▶ [Data extract]:
***
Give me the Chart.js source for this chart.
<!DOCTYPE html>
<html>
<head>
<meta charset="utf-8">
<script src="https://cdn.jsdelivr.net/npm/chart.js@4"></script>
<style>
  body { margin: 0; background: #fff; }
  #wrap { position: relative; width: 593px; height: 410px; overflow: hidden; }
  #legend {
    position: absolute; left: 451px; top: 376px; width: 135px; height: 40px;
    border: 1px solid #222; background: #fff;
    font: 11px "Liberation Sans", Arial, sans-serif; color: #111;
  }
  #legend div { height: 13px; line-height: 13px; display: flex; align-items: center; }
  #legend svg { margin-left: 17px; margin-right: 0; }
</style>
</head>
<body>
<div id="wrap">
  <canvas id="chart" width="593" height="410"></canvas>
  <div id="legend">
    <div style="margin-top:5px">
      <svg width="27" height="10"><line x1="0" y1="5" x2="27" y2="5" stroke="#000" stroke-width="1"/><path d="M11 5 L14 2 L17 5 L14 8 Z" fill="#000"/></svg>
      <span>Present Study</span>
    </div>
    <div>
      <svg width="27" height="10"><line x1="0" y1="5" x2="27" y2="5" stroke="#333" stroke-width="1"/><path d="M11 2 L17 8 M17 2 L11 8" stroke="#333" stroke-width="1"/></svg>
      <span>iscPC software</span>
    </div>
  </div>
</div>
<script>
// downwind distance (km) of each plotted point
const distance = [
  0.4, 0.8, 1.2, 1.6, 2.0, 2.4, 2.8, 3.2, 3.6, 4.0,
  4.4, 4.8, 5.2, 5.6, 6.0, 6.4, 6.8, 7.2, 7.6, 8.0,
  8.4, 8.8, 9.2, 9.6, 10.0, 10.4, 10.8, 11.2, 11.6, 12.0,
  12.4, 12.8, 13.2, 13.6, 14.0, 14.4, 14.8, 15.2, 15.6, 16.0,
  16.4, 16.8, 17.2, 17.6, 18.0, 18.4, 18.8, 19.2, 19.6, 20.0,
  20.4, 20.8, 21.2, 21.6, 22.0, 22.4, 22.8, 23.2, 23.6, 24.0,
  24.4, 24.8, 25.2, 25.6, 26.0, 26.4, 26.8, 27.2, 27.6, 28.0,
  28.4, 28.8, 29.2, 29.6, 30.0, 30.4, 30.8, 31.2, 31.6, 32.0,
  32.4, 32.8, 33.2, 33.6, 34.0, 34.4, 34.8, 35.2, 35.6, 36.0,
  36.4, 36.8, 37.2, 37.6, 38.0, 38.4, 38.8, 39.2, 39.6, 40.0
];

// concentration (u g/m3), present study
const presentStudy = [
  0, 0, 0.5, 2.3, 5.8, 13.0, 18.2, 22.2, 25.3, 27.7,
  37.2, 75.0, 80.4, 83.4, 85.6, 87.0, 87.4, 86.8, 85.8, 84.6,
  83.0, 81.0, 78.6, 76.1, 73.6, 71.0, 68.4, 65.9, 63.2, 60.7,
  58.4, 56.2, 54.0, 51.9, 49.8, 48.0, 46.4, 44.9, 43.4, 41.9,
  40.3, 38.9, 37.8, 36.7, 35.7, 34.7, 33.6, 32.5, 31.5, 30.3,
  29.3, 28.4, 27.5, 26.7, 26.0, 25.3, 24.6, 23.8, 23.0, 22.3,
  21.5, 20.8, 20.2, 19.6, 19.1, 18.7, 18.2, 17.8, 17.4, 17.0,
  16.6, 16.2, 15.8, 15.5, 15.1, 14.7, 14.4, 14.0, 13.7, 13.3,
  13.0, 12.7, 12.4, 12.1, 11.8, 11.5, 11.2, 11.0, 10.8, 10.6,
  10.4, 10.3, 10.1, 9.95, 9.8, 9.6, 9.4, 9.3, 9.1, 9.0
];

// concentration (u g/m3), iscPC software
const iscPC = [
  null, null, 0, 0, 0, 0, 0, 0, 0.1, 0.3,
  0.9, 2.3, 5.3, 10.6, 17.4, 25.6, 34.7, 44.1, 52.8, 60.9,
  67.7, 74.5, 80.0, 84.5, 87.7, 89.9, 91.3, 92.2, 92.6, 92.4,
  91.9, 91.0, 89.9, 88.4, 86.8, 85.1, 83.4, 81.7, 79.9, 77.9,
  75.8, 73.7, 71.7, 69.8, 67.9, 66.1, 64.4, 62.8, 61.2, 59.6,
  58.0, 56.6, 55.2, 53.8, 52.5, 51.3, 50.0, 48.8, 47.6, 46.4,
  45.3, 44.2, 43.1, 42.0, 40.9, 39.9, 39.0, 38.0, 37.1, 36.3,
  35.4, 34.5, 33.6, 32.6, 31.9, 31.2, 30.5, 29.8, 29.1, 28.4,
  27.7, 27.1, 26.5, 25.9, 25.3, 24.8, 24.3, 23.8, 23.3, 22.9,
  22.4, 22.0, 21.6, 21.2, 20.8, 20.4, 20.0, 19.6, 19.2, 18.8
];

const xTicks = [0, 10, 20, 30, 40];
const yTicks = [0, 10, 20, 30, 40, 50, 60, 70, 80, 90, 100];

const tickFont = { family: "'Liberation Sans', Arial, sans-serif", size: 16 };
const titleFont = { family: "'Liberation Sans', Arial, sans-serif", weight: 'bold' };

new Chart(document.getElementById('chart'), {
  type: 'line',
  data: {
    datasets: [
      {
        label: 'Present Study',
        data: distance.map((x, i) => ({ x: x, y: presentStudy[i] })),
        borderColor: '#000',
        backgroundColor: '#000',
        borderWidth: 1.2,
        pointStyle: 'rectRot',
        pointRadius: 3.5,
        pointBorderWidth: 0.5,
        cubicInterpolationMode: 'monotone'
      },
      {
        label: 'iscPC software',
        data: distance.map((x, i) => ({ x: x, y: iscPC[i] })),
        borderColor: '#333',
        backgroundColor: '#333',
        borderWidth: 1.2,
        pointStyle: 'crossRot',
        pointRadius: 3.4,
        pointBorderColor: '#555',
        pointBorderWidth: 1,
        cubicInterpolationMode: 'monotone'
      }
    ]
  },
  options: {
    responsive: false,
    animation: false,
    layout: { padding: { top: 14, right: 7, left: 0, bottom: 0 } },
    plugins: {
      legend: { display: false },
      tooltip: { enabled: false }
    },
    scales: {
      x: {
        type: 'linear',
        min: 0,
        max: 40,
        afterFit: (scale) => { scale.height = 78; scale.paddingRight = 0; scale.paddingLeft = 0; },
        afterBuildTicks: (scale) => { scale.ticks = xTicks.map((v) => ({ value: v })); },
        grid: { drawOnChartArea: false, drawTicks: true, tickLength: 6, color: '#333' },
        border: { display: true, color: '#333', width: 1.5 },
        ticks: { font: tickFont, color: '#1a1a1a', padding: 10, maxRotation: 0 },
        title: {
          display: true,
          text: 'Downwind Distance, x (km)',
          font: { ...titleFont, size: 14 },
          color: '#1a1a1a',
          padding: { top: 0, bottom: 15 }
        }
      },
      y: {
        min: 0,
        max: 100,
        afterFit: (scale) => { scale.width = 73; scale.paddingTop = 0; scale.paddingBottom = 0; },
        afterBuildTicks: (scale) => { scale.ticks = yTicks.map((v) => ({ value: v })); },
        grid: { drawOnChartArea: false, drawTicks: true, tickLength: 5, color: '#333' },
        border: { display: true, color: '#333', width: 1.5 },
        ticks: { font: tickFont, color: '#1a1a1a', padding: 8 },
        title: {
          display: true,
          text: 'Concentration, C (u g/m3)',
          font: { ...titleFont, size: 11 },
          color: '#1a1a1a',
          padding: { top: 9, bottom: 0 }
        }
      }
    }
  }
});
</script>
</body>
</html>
***
▶ [Short problem]: Give back each line above precisely as it stands.

▶ [Solution below]:
Give me the Chart.js source for this chart.
<!DOCTYPE html>
<html>
<head>
<meta charset="utf-8">
<script src="https://cdn.jsdelivr.net/npm/chart.js@4"></script>
<style>
  body { margin: 0; background: #fff; }
  #wrap { position: relative; width: 593px; height: 410px; overflow: hidden; }
  #legend {
    position: absolute; left: 451px; top: 376px; width: 135px; height: 40px;
    border: 1px solid #222; background: #fff;
    font: 11px "Liberation Sans", Arial, sans-serif; color: #111;
  }
  #legend div { height: 13px; line-height: 13px; display: flex; align-items: center; }
  #legend svg { margin-left: 17px; margin-right: 0; }
</style>
</head>
<body>
<div id="wrap">
  <canvas id="chart" width="593" height="410"></canvas>
  <div id="legend">
    <div style="margin-top:5px">
      <svg width="27" height="10"><line x1="0" y1="5" x2="27" y2="5" stroke="#000" stroke-width="1"/><path d="M11 5 L14 2 L17 5 L14 8 Z" fill="#000"/></svg>
      <span>Present Study</span>
    </div>
    <div>
      <svg width="27" height="10"><line x1="0" y1="5" x2="27" y2="5" stroke="#333" stroke-width="1"/><path d="M11 2 L17 8 M17 2 L11 8" stroke="#333" stroke-width="1"/></svg>
      <span>iscPC software</span>
    </div>
  </div>
</div>
<script>
// downwind distance (km) of each plotted point
const distance = [
  0.4, 0.8, 1.2, 1.6, 2.0, 2.4, 2.8, 3.2, 3.6, 4.0,
  4.4, 4.8, 5.2, 5.6, 6.0, 6.4, 6.8, 7.2, 7.6, 8.0,
  8.4, 8.8, 9.2, 9.6, 10.0, 10.4, 10.8, 11.2, 11.6, 12.0,
  12.4, 12.8, 13.2, 13.6, 14.0, 14.4, 14.8, 15.2, 15.6, 16.0,
  16.4, 16.8, 17.2, 17.6, 18.0, 18.4, 18.8, 19.2, 19.6, 20.0,
  20.4, 20.8, 21.2, 21.6, 22.0, 22.4, 22.8, 23.2, 23.6, 24.0,
  24.4, 24.8, 25.2, 25.6, 26.0, 26.4, 26.8, 27.2, 27.6, 28.0,
  28.4, 28.8, 29.2, 29.6, 30.0, 30.4, 30.8, 31.2, 31.6, 32.0,
  32.4, 32.8, 33.2, 33.6, 34.0, 34.4, 34.8, 35.2, 35.6, 36.0,
  36.4, 36.8, 37.2, 37.6, 38.0, 38.4, 38.8, 39.2, 39.6, 40.0
];

// concentration (u g/m3), present study
const presentStudy = [
  0, 0, 0.5, 2.3, 5.8, 13.0, 18.2, 22.2, 25.3, 27.7,
  37.2, 75.0, 80.4, 83.4, 85.6, 87.0, 87.4, 86.8, 85.8, 84.6,
  83.0, 81.0, 78.6, 76.1, 73.6, 71.0, 68.4, 65.9, 63.2, 60.7,
  58.4, 56.2, 54.0, 51.9, 49.8, 48.0, 46.4, 44.9, 43.4, 41.9,
  40.3, 38.9, 37.8, 36.7, 35.7, 34.7, 33.6, 32.5, 31.5, 30.3,
  29.3, 28.4, 27.5, 26.7, 26.0, 25.3, 24.6, 23.8, 23.0, 22.3,
  21.5, 20.8, 20.2, 19.6, 19.1, 18.7, 18.2, 17.8, 17.4, 17.0,
  16.6, 16.2, 15.8, 15.5, 15.1, 14.7, 14.4, 14.0, 13.7, 13.3,
  13.0, 12.7, 12.4, 12.1, 11.8, 11.5, 11.2, 11.0, 10.8, 10.6,
  10.4, 10.3, 10.1, 9.95, 9.8, 9.6, 9.4, 9.3, 9.1, 9.0
];

// concentration (u g/m3), iscPC software
const iscPC = [
  null, null, 0, 0, 0, 0, 0, 0, 0.1, 0.3,
  0.9, 2.3, 5.3, 10.6, 17.4, 25.6, 34.7, 44.1, 52.8, 60.9,
  67.7, 74.5, 80.0, 84.5, 87.7, 89.9, 91.3, 92.2, 92.6, 92.4,
  91.9, 91.0, 89.9, 88.4, 86.8, 85.1, 83.4, 81.7, 79.9, 77.9,
  75.8, 73.7, 71.7, 69.8, 67.9, 66.1, 64.4, 62.8, 61.2, 59.6,
  58.0, 56.6, 55.2, 53.8, 52.5, 51.3, 50.0, 48.8, 47.6, 46.4,
  45.3, 44.2, 43.1, 42.0, 40.9, 39.9, 39.0, 38.0, 37.1, 36.3,
  35.4, 34.5, 33.6, 32.6, 31.9, 31.2, 30.5, 29.8, 29.1, 28.4,
  27.7, 27.1, 26.5, 25.9, 25.3, 24.8, 24.3, 23.8, 23.3, 22.9,
  22.4, 22.0, 21.6, 21.2, 20.8, 20.4, 20.0, 19.6, 19.2, 18.8
];

const xTicks = [0, 10, 20, 30, 40];
const yTicks = [0, 10, 20, 30, 40, 50, 60, 70, 80, 90, 100];

const tickFont = { family: "'Liberation Sans', Arial, sans-serif", size: 16 };
const titleFont = { family: "'Liberation Sans', Arial, sans-serif", weight: 'bold' };

new Chart(document.getElementById('chart'), {
  type: 'line',
  data: {
    datasets: [
      {
        label: 'Present Study',
        data: distance.map((x, i) => ({ x: x, y: presentStudy[i] })),
        borderColor: '#000',
        backgroundColor: '#000',
        borderWidth: 1.2,
        pointStyle: 'rectRot',
        pointRadius: 3.5,
        pointBorderWidth: 0.5,
        cubicInterpolationMode: 'monotone'
      },
      {
        label: 'iscPC software',
        data: distance.map((x, i) => ({ x: x, y: iscPC[i] })),
        borderColor: '#333',
        backgroundColor: '#333',
        borderWidth: 1.2,
        pointStyle: 'crossRot',
        pointRadius: 3.4,
        pointBorderColor: '#555',
        pointBorderWidth: 1,
        cubicInterpolationMode: 'monotone'
      }
    ]
  },
  options: {
    responsive: false,
    animation: false,
    layout: { padding: { top: 14, right: 7, left: 0, bottom: 0 } },
    plugins: {
      legend: { display: false },
      tooltip: { enabled: false }
    },
    scales: {
      x: {
        type: 'linear',
        min: 0,
        max: 40,
        afterFit: (scale) => { scale.height = 78; scale.paddingRight = 0; scale.paddingLeft = 0; },
        afterBuildTicks: (scale) => { scale.ticks = xTicks.map((v) => ({ value: v })); },
        grid: { drawOnChartArea: false, drawTicks: true, tickLength: 6, color: '#333' },
        border: { display: true, color: '#333', width: 1.5 },
        ticks: { font: tickFont, color: '#1a1a1a', padding: 10, maxRotation: 0 },
        title: {
          display: true,
          text: 'Downwind Distance, x (km)',
          font: { ...titleFont, size: 14 },
          color: '#1a1a1a',
          padding: { top: 0, bottom: 15 }
        }
      },
      y: {
        min: 0,
        max: 100,
        afterFit: (scale) => { scale.width = 73; scale.paddingTop = 0; scale.paddingBottom = 0; },
        afterBuildTicks: (scale) => { scale.ticks = yTicks.map((v) => ({ value: v })); },
        grid: { drawOnChartArea: false, drawTicks: true, tickLength: 5, color: '#333' },
        border: { display: true, color: '#333', width: 1.5 },
        ticks: { font: tickFont, color: '#1a1a1a', padding: 8 },
        title: {
          display: true,
          text: 'Concentration, C (u g/m3)',
          font: { ...titleFont, size: 11 },
          color: '#1a1a1a',
          padding: { top: 9, bottom: 0 }
        }
      }
    }
  }
});
</script>
</body>
</html>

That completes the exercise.